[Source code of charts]
++++++++
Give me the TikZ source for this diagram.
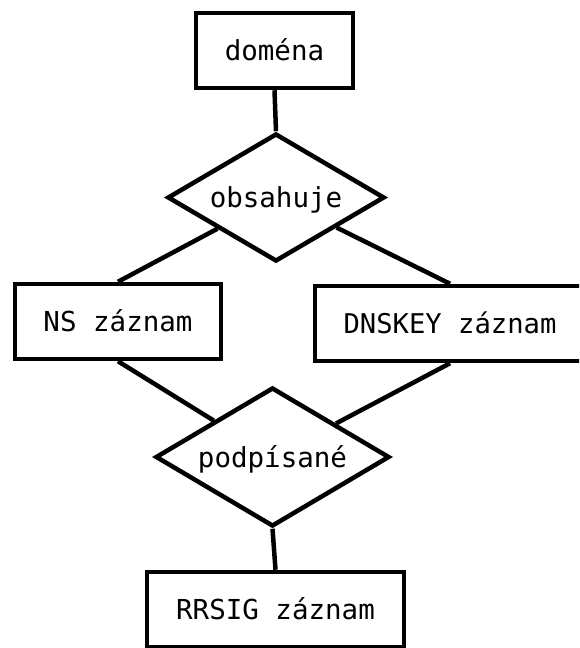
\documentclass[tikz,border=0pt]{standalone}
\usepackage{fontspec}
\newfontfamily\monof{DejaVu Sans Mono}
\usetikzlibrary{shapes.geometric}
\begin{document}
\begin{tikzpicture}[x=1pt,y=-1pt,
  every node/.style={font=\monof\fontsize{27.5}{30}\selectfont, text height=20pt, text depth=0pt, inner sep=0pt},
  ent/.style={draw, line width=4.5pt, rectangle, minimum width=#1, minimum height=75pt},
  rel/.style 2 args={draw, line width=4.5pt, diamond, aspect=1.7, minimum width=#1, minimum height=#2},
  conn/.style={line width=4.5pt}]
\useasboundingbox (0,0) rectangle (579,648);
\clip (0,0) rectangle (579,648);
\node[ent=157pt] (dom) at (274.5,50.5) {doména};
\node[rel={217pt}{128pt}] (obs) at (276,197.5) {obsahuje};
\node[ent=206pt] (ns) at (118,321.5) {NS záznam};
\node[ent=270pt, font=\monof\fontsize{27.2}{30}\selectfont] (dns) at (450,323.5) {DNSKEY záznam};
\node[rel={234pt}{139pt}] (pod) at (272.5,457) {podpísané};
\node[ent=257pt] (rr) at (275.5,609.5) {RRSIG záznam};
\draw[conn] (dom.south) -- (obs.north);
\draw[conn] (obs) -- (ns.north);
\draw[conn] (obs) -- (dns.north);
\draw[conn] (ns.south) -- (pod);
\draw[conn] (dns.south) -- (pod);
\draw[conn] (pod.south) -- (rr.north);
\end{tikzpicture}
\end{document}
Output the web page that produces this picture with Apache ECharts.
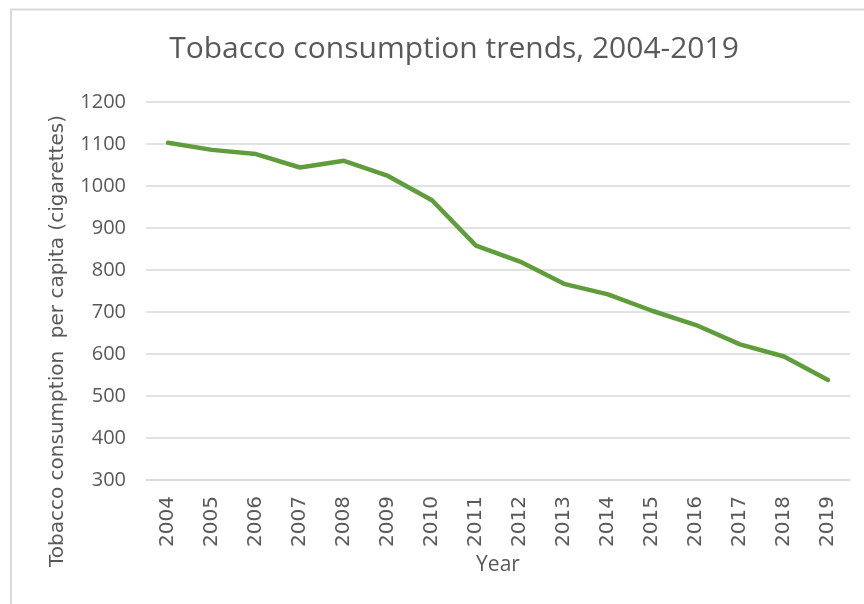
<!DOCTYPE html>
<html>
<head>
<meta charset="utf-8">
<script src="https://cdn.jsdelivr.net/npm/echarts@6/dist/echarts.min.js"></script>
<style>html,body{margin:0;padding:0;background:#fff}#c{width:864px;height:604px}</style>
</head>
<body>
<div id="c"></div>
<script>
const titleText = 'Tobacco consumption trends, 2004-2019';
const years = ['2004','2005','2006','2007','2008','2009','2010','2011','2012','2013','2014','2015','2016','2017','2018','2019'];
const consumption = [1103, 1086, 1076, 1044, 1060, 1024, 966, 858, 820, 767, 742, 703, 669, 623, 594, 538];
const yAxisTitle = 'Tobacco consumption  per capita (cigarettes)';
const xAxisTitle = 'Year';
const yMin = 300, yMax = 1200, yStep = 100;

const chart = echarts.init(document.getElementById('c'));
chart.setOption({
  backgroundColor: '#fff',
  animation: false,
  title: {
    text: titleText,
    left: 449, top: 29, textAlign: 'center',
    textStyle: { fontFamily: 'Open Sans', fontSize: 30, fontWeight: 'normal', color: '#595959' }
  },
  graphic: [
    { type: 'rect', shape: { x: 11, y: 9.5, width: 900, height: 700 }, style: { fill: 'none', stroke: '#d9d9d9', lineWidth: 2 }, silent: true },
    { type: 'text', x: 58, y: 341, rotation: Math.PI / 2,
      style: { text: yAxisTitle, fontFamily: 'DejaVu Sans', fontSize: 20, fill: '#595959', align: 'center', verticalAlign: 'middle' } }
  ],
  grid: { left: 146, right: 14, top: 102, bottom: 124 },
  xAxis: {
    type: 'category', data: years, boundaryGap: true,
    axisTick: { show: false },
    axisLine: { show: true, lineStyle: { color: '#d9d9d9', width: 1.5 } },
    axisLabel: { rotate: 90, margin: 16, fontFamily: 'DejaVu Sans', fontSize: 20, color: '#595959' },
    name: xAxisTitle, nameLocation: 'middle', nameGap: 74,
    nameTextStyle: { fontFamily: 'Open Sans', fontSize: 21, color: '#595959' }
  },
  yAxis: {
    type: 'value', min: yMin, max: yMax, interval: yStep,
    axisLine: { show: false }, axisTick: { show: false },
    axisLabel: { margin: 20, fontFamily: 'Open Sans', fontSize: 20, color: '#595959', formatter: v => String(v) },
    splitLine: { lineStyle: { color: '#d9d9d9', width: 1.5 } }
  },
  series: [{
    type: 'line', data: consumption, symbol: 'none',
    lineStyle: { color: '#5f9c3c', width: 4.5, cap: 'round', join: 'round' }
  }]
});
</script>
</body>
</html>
++++++++
(PROBLEM TO SOLVE):
Copy the material shown above in full and exactly. Skip the pictures.

(OUTPUT BELOW):
Give me the TikZ source for this diagram.
\documentclass[tikz,border=0pt]{standalone}
\usepackage{fontspec}
\newfontfamily\monof{DejaVu Sans Mono}
\usetikzlibrary{shapes.geometric}
\begin{document}
\begin{tikzpicture}[x=1pt,y=-1pt,
  every node/.style={font=\monof\fontsize{27.5}{30}\selectfont, text height=20pt, text depth=0pt, inner sep=0pt},
  ent/.style={draw, line width=4.5pt, rectangle, minimum width=#1, minimum height=75pt},
  rel/.style 2 args={draw, line width=4.5pt, diamond, aspect=1.7, minimum width=#1, minimum height=#2},
  conn/.style={line width=4.5pt}]
\useasboundingbox (0,0) rectangle (579,648);
\clip (0,0) rectangle (579,648);
\node[ent=157pt] (dom) at (274.5,50.5) {doména};
\node[rel={217pt}{128pt}] (obs) at (276,197.5) {obsahuje};
\node[ent=206pt] (ns) at (118,321.5) {NS záznam};
\node[ent=270pt, font=\monof\fontsize{27.2}{30}\selectfont] (dns) at (450,323.5) {DNSKEY záznam};
\node[rel={234pt}{139pt}] (pod) at (272.5,457) {podpísané};
\node[ent=257pt] (rr) at (275.5,609.5) {RRSIG záznam};
\draw[conn] (dom.south) -- (obs.north);
\draw[conn] (obs) -- (ns.north);
\draw[conn] (obs) -- (dns.north);
\draw[conn] (ns.south) -- (pod);
\draw[conn] (dns.south) -- (pod);
\draw[conn] (pod.south) -- (rr.north);
\end{tikzpicture}
\end{document}
Output the web page that produces this picture with Apache ECharts.
<!DOCTYPE html>
<html>
<head>
<meta charset="utf-8">
<script src="https://cdn.jsdelivr.net/npm/echarts@6/dist/echarts.min.js"></script>
<style>html,body{margin:0;padding:0;background:#fff}#c{width:864px;height:604px}</style>
</head>
<body>
<div id="c"></div>
<script>
const titleText = 'Tobacco consumption trends, 2004-2019';
const years = ['2004','2005','2006','2007','2008','2009','2010','2011','2012','2013','2014','2015','2016','2017','2018','2019'];
const consumption = [1103, 1086, 1076, 1044, 1060, 1024, 966, 858, 820, 767, 742, 703, 669, 623, 594, 538];
const yAxisTitle = 'Tobacco consumption  per capita (cigarettes)';
const xAxisTitle = 'Year';
const yMin = 300, yMax = 1200, yStep = 100;

const chart = echarts.init(document.getElementById('c'));
chart.setOption({
  backgroundColor: '#fff',
  animation: false,
  title: {
    text: titleText,
    left: 449, top: 29, textAlign: 'center',
    textStyle: { fontFamily: 'Open Sans', fontSize: 30, fontWeight: 'normal', color: '#595959' }
  },
  graphic: [
    { type: 'rect', shape: { x: 11, y: 9.5, width: 900, height: 700 }, style: { fill: 'none', stroke: '#d9d9d9', lineWidth: 2 }, silent: true },
    { type: 'text', x: 58, y: 341, rotation: Math.PI / 2,
      style: { text: yAxisTitle, fontFamily: 'DejaVu Sans', fontSize: 20, fill: '#595959', align: 'center', verticalAlign: 'middle' } }
  ],
  grid: { left: 146, right: 14, top: 102, bottom: 124 },
  xAxis: {
    type: 'category', data: years, boundaryGap: true,
    axisTick: { show: false },
    axisLine: { show: true, lineStyle: { color: '#d9d9d9', width: 1.5 } },
    axisLabel: { rotate: 90, margin: 16, fontFamily: 'DejaVu Sans', fontSize: 20, color: '#595959' },
    name: xAxisTitle, nameLocation: 'middle', nameGap: 74,
    nameTextStyle: { fontFamily: 'Open Sans', fontSize: 21, color: '#595959' }
  },
  yAxis: {
    type: 'value', min: yMin, max: yMax, interval: yStep,
    axisLine: { show: false }, axisTick: { show: false },
    axisLabel: { margin: 20, fontFamily: 'Open Sans', fontSize: 20, color: '#595959', formatter: v => String(v) },
    splitLine: { lineStyle: { color: '#d9d9d9', width: 1.5 } }
  },
  series: [{
    type: 'line', data: consumption, symbol: 'none',
    lineStyle: { color: '#5f9c3c', width: 4.5, cap: 'round', join: 'round' }
  }]
});
</script>
</body>
</html>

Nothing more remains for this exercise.